Old Let's Encrypt Root Certificate Expiration and OpenSSL 1.0.2



  • The currently recommended certificate chain as presented to Let’s Encrypt ACME clients when new certificates are issued contains an intermediate certificate (ISRG Root X1) that is signed by an old DST Root CA X3 certificate that expires on 2021-09-30. In some cases the OpenSSL 1.0.2 version will regard the certificates issued by the Let’s Encrypt CA as having an expired trust chain.

    See more information about the currently issued trust chains at Let’s Encrypt.

    Most up-to-date CA cert trusted bundles, as provided by operating systems, contain this soon-to-be-expired certificate. The current CA cert bundles also contain an ISRG Root X1 self-signed certificate. This means that clients verifying certificate chains can find the alternative non-expired path to the ISRG Root X1 self-signed certificate in their trust store.

    Unfortunately this does not apply to OpenSSL 1.0.2 which always prefers the untrusted chain and if that chain contains a path that leads to an expired trusted root certificate (DST Root CA X3), it will be selected for the certificate verification and the expiration will be reported.

    These are some possible workarounds to resolve the problem:

    Workaround 1 (on clients with OpenSSL 1.0.2)

    Just remove the expired root certificate (DST Root CA X3) from the trust store used by the OpenSSL 1.0.2 TLS client to verify the identity of TLS servers. If the new ISRG Root X1 self-signed certificate isn’t already in the trust store, add it.

    There is no downside to this workaround apart from the need to modify all the potential OpenSSL 1.0.2 TLS client hosts trust stores.

    The removal and addition of certificates from/into the system certificate trust stores is a highly specific operation depending on the operation system. For example, on Linux based systems which manage system certificate trust stores with the ca-certificates tool, a CA certificate can be removed by first copying the certificate into /etc/pki/ca-trust/source/blacklist directory and added by copying into the /etc/pki/ca-trust/source/anchors directory. The trust store is then updated by running the update-ca-trust command.

    Workaround 2 (on clients with OpenSSL 1.0.2)

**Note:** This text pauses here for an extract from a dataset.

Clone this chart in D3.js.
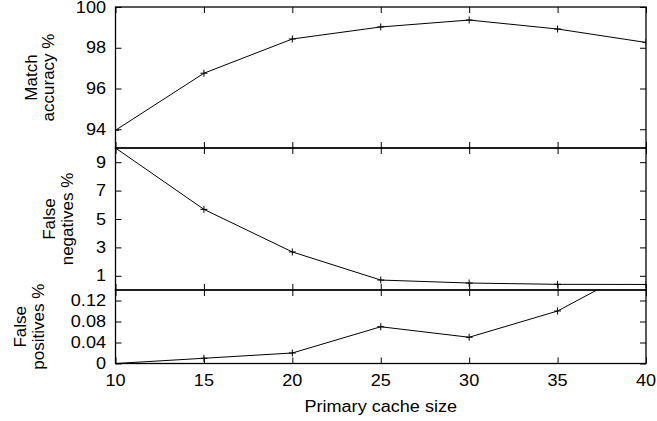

    The -trusted_first option support in openssl verify, openssl s_client, and other similar openssl commands when applied, overrides the certificate chain building so it prefers the trust store certificates over the untrusted certificates in the chain provided by the peer. That effectively means that with the option enabled the problem does not happen.

    However the option is not enabled by default and third party applications do not usually provide a way to enable this option. The applications would have to call X509_VERIFY_PARAM_set_flags() function with the X509_V_FLAG_TRUSTED_FIRST flag to enable this option.

    The next release of OpenSSL 1.0.2 (1.0.2zb - available to premium support customers only) will make it possible to build the release with added -DOPENSSL_TRUSTED_FIRST_DEFAULT on the build configuration command line. That will make the -trusted_first option enabled by default by the OpenSSL library.

    Workaround 3 (on the servers that 1.0.2 clients connect to)

    Configure the server to use the alternative certificate chain which can be requested from Let’s Encrypt with most up-to-date ACME protocol clients. This chain does not contain the ISRG Root X1 cross-signed by the soon to be expired DST Root CA X3 and thus any OpenSSL 1.0.2 clients will not be misled by this expired path.

    The downside is that the servers will be seen as using an untrusted root certificate by some older Android clients because these clients do not contain the self-signed ISRG Root X1 certificate in their trust stores.